Kamis 25 May 2023 21:32 WIB

PPATK Ungkap Modus Pencucian Uang Lewat E-commerce dan Thrifting

PPATK gandeng asosiasi E-Commerce Indonesia (idEA) dan Kementerian Perdagangan.

Red: Lida Puspaningtyas
Suasana pasar pakaian bekas impor Cimol, Gedebage, Kota Bandung, Kamis (23/3/2023). Pasar Cimol kembali buka setelah sempat tutup. Menanggapi larangan Thrifting, pedagang pasar Cimol minta solusi terhadap mata pencarian mereka yang terancam hilang terkait kebijakan itu.
Foto: Edi Yusuf/Republika
Suasana pasar pakaian bekas impor Cimol, Gedebage, Kota Bandung, Kamis (23/3/2023). Pasar Cimol kembali buka setelah sempat tutup. Menanggapi larangan Thrifting, pedagang pasar Cimol minta solusi terhadap mata pencarian mereka yang terancam hilang terkait kebijakan itu.

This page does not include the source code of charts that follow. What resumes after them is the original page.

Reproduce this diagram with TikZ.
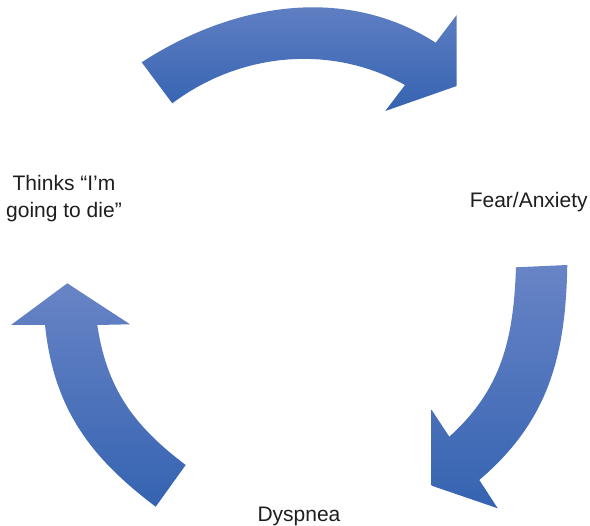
\documentclass[tikz,border=0pt]{standalone}
\usepackage{fontspec}
\setmainfont{Liberation Sans}
\definecolor{arrtop}{RGB}{104,132,198}
\definecolor{arrbot}{RGB}{53,99,177}
\definecolor{txt}{RGB}{30,30,30}
\begin{document}
\begin{tikzpicture}[x=1pt,y=-1pt,
  blockarrow/.style={top color=arrtop,bottom color=arrbot,draw=none},
  lbl/.style={font=\fontsize{21}{26.5}\selectfont,text=txt,inner sep=0pt,anchor=base}]
\path[use as bounding box] (0,0) rectangle (590,526);
% top arrow
\path[blockarrow] (141.7,62.3) to[out=33,in=147.3,looseness=0.94] (435.7,42.7)
  -- (456.7,15) -- (456.7,86) -- (385.3,111) -- (405,85)
  to[out=150.9,in=36.9,looseness=0.93] (172.3,103.3) -- cycle;
% right arrow
\path[blockarrow] (516,267.3) -- (567.3,265)
  to[out=-91,in=40.4,looseness=1] (479.3,480)
  -- (497.7,508.3) -- (431.7,485.7) -- (431.7,410) -- (449.3,436.7)
  to[out=42,in=-92] (516,267.3) -- cycle;
% left arrow
\path[blockarrow] (155.7,506.7) to[out=143,in=-84] (45,325)
  -- (11,325) -- (67.3,283.3) -- (130,324.3) -- (97.3,325)
  to[out=-81.5,in=143] (185.7,465) -- cycle;
% labels
\node[lbl] (think1) at (64,191) {Thinks “I’m};
\node[lbl] (think2) at (64,217.7) {going to die”};
\node[lbl] (fear) at (528.7,207.7) {Fear/Anxiety};
\node[lbl] (dysp) at (299,521.7) {Dyspnea};
\end{tikzpicture}
\end{document}
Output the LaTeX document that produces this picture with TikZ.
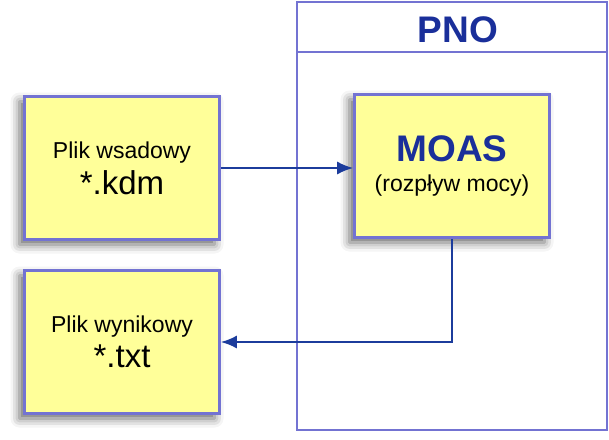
\documentclass[tikz,border=0pt]{standalone}
\usepackage{fontspec}
\setmainfont{Liberation Sans}
\usetikzlibrary{shadows.blur,positioning,arrows.meta}
\definecolor{boxfill}{HTML}{FFFF99}
\definecolor{boxline}{HTML}{7373D2}
\definecolor{arrowc}{HTML}{1C3C9C}
\definecolor{titlec}{HTML}{1A2F9A}
\tikzset{
  filebox/.style={draw=boxline, line width=2.6pt, fill=boxfill, minimum width=195pt,
    minimum height=143pt, align=center, blur shadow={shadow xshift=-5pt, shadow yshift=-5pt, shadow blur radius=9pt, shadow opacity=60}},
  frame/.style={draw=boxline, line width=1.5pt},
  conn/.style={draw=arrowc, line width=2pt, -{Latex[length=16pt,width=13pt]}}
}
\begin{document}
\begin{tikzpicture}[x=1pt,y=-1pt]
  \useasboundingbox (0,0) rectangle (609,439);
  % PNO frame
  \draw[frame] (297,2) rectangle (607,430);
  \draw[frame] (297,52) -- (607,52);
  \node[text=titlec, font=\fontsize{37}{40}\selectfont\bfseries] (pno) at (458,30) {PNO};

  \node[filebox] (kdm) at (122,168) {\fontsize{23}{27}\selectfont Plik wsadowy\\[6pt]\fontsize{33}{30}\selectfont *.kdm};
  \node[filebox] (txt) at (122,342) {\fontsize{23}{27}\selectfont Plik wynikowy\\[6pt]\fontsize{33}{30}\selectfont *.txt};
  \node[filebox] (moas) at (452,166) {\fontsize{37}{40}\selectfont\bfseries\color{titlec}MOAS\\[12pt]\fontsize{23}{27}\selectfont (rozpływ mocy)};

  \draw[conn] (kdm.east) -- (kdm.east -| moas.west);
  \coordinate (bend) at (moas.south |- txt.east);
  \draw[conn] (moas.south) -- (bend) -- (txt.east);
\end{tikzpicture}
\end{document}
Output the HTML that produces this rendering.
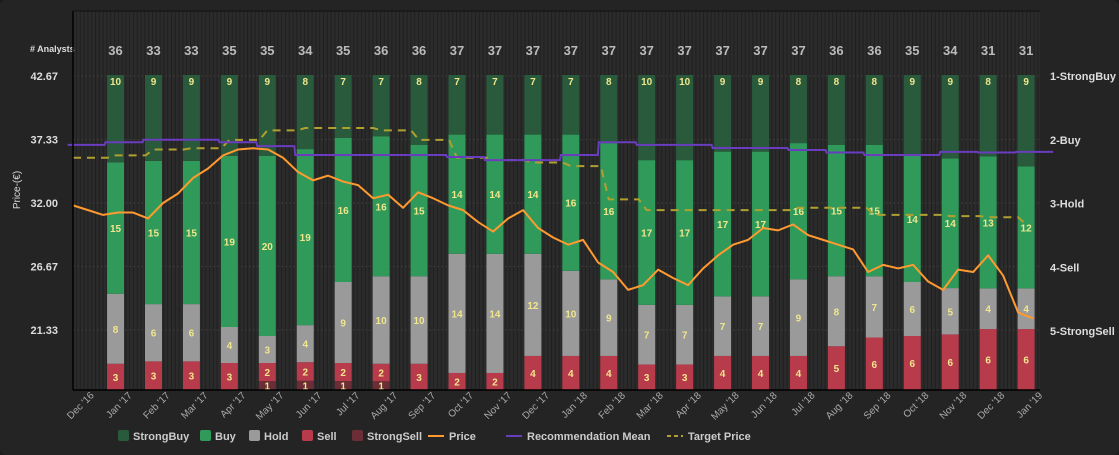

REPUBLIKA.CO.ID, JAKARTA -- Pusat Pelaporan dan Analisis Transaksi Keuangan (PPATK) mengungkapkan modus yang digunakan untuk mengaburkan aliran dana tindak pidana pencucian uang (TPPU) lewat transaksi di e-commerce dan thrifting. Plt Deputi Analisis dan Pemeriksaan PPATK Danang Tri Hartono menjelaskan salah satu contoh yang telah ditemukan adalah lewat pemesanan fiktif di platform online travel agent yang ditemukan di salah satu daerah terpencil.

"Ini tanpa melihat tindak pidananya, jadi ada satu hotel di daerah terpencil, kabupaten, di masa pandemi Covid-19 transaksinya miliaran, menerima dari platform tiket online," katanya ditemui usai FGD terkait rezim anti pencucian uang di Bogor, Jawa Barat, Kamis (25/5/2023).

Danang menyebut, jika ditelisik dari jumlah kamar dan kondisi pandemi yang sepi, pendapatan hotel seharusnya tidak besar. Terlebih, transaksi pemesanan hotel melebihi tingkat okupansi kamar. PPATK pun menelusuri pemilik hotel yang menerima dana dan kasus pidana yang melibatkannya.

"Di masa pandemi harusnya (hunian hotel) sepi nggak banyak orang, ini transaksinya besar. Kita identifikasi pemilik hotelnya ini terkait tindak pidana apa, lalu dikirimkan dalam rangka apa. Dan, terdeteksi," katanya.